A Three-Dimensional Micromechanical Model of the Compressive Behavior of Unidirectional FRP Composites

Abstract

A 3D model of fiber microbuckling assuming a square packed fiber array has been developed and analyzed under the assumption of fiber in-plane microbuckling. In this model, the fiber equilibrium equation is first developed as a function of uniaxial loading, material properties, and fiber/matrix interfacial stresses. By utilizing 3D boundary element modeling, the 3D stress distribution along the fiber/matrix interface is determined. The interfacial stresses obtained from the 3D boundary element analysis are then incorporated into the 3D equilibrium equation of fiber microbuckling to provide a closedform analytical solution of the 3D compressive fiber strength in unidirectional composites.

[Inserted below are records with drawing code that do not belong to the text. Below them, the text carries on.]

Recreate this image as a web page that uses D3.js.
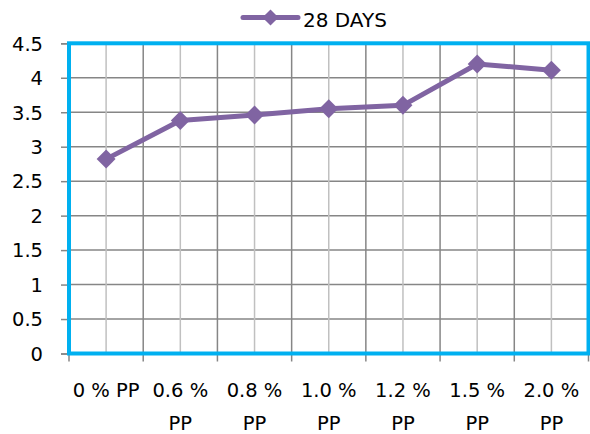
<!DOCTYPE html>
<html>
<head>
<meta charset="utf-8">
<script src="https://cdn.jsdelivr.net/npm/d3@7"></script>
<style>
  body { margin: 0; background: #fff; }
  svg text { font-family: "DejaVu Sans", sans-serif; fill: #000; }
</style>
</head>
<body>
<svg id="chart" width="590" height="434"></svg>
<script>
const categories = ["0 % PP", "0.6 % PP", "0.8 % PP", "1.0 % PP", "1.2 % PP", "1.5 % PP", "2.0 % PP"];
const values = [2.82, 3.38, 3.46, 3.55, 3.60, 4.20, 4.11];
const yTicks = [0, 0.5, 1, 1.5, 2, 2.5, 3, 3.5, 4, 4.5];
const seriesName = "28 DAYS";

const svg = d3.select("#chart");
const plotLeft = 69, plotRight = 588.5, plotTop = 43.3, plotBottom = 353.5;
const purple = "#8064A2";

const x = d3.scaleBand().domain(categories).range([plotLeft, plotRight]).padding(0);
const y = d3.scaleLinear().domain([0, 4.5]).range([plotBottom, plotTop]);

// grid
const grid = svg.append("g");
grid.selectAll(".hgrid")
  .data(yTicks.filter(d => d > 0 && d < 4.5))
  .join("line")
  .attr("x1", plotLeft).attr("x2", plotRight)
  .attr("y1", d => y(d)).attr("y2", d => y(d))
  .attr("stroke", "#868686").attr("stroke-width", 1.5);

// light lines at category centres
grid.selectAll(".vmid")
  .data(categories)
  .join("line")
  .attr("x1", d => x(d) + x.bandwidth() / 2).attr("x2", d => x(d) + x.bandwidth() / 2)
  .attr("y1", plotTop).attr("y2", plotBottom)
  .attr("stroke", "#C0C0C0").attr("stroke-width", 1.5);

// dark lines at category edges
grid.selectAll(".vedge")
  .data(categories.slice(1))
  .join("line")
  .attr("x1", d => x(d)).attr("x2", d => x(d))
  .attr("y1", plotTop).attr("y2", plotBottom)
  .attr("stroke", "#868686").attr("stroke-width", 1.5);

// y axis
const yAxis = svg.append("g")
  .attr("transform", `translate(${plotLeft},0)`)
  .call(d3.axisLeft(y).tickValues(yTicks).tickSize(8).tickPadding(18).tickFormat(d3.format("")));
yAxis.select(".domain").attr("stroke", "#868686").attr("stroke-width", 1.5);
yAxis.selectAll(".tick line").attr("stroke", "#868686").attr("stroke-width", 1.5);
yAxis.selectAll("text").style("font-size", "19.5px").attr("dy", "0.35em");

// x axis ticks at band edges
const edges = categories.map(d => x(d)).concat([plotRight]);
svg.append("g").selectAll("line")
  .data(edges)
  .join("line")
  .attr("x1", d => d).attr("x2", d => d)
  .attr("y1", plotBottom).attr("y2", plotBottom + 8)
  .attr("stroke", "#868686").attr("stroke-width", 1.5);

// x labels, wrapped when wider than the band
const xl = svg.append("g").selectAll("text")
  .data(categories)
  .join("text")
  .attr("x", d => x(d) + x.bandwidth() / 2)
  .attr("y", 397)
  .attr("text-anchor", "middle")
  .style("font-size", "19.5px")
  .text(d => d);
xl.each(function(d) {
  const t = d3.select(this);
  if (this.getComputedTextLength() > x.bandwidth() - 2) {
    const i = d.lastIndexOf(" ");
    const cx = +t.attr("x");
    t.text(null);
    t.append("tspan").attr("x", cx).text(d.slice(0, i));
    t.append("tspan").attr("x", cx).attr("dy", 33).text(d.slice(i + 1));
  }
});

// plot border
svg.append("rect")
  .attr("x", plotLeft).attr("y", plotTop)
  .attr("width", plotRight - plotLeft).attr("height", plotBottom - plotTop)
  .attr("fill", "none")
  .attr("stroke", "#00B0F0").attr("stroke-width", 4);

// series
const line = d3.line()
  .x((d, i) => x(categories[i]) + x.bandwidth() / 2)
  .y(d => y(d));
svg.append("path")
  .datum(values)
  .attr("d", line)
  .attr("fill", "none")
  .attr("stroke", purple).attr("stroke-width", 5)
  .attr("stroke-linejoin", "round").attr("stroke-linecap", "round");

svg.append("g").selectAll("path")
  .data(values)
  .join("path")
  .attr("transform", (d, i) => `translate(${x(categories[i]) + x.bandwidth() / 2},${y(d)}) rotate(45)`)
  .attr("d", d3.symbol().type(d3.symbolSquare).size(180))
  .attr("fill", purple);

// legend
const lg = svg.append("g");
lg.append("line")
  .attr("x1", 243).attr("x2", 298).attr("y1", 17.5).attr("y2", 17.5)
  .attr("stroke", purple).attr("stroke-width", 5).attr("stroke-linecap", "round");
lg.append("path")
  .attr("transform", "translate(270.5,17.5) rotate(45)")
  .attr("d", d3.symbol().type(d3.symbolSquare).size(130))
  .attr("fill", purple);
lg.append("text")
  .attr("x", 303).attr("y", 27)
  .style("font-size", "20px")
  .text(seriesName);
</script>
</body>
</html>
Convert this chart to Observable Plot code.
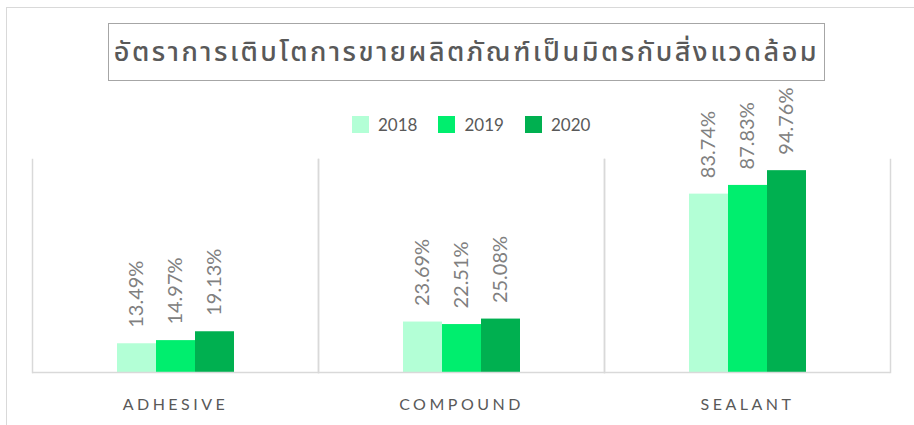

Results show that the in-plane shear stress component is predominant, while one of the two out-of-plane stress components, which cannot be captured by a 2D model, is not negligible. Furthermore it is found that the in-plane interfacial shear stress is strongly dependent upon fiber spacing. These results indicate that the results for a 2D model are quite different from those of the 3D model. Therefore, the 3D model of compressive behavior of unidirectional composites is necessary in order to properly model the real interfacial stress distribution in a unidirectional composite subjected to axial compressive load. Because of the strong dependence of interfacial shear stress upon fiber spacing, more accurate calculation of in-plane interfacial shear stresses and theoretical fiber microbuckling strength will result from a 2D model if fiber spacing in the model is set to match that of a 3D model for a given 3D model-based fiber volume fraction.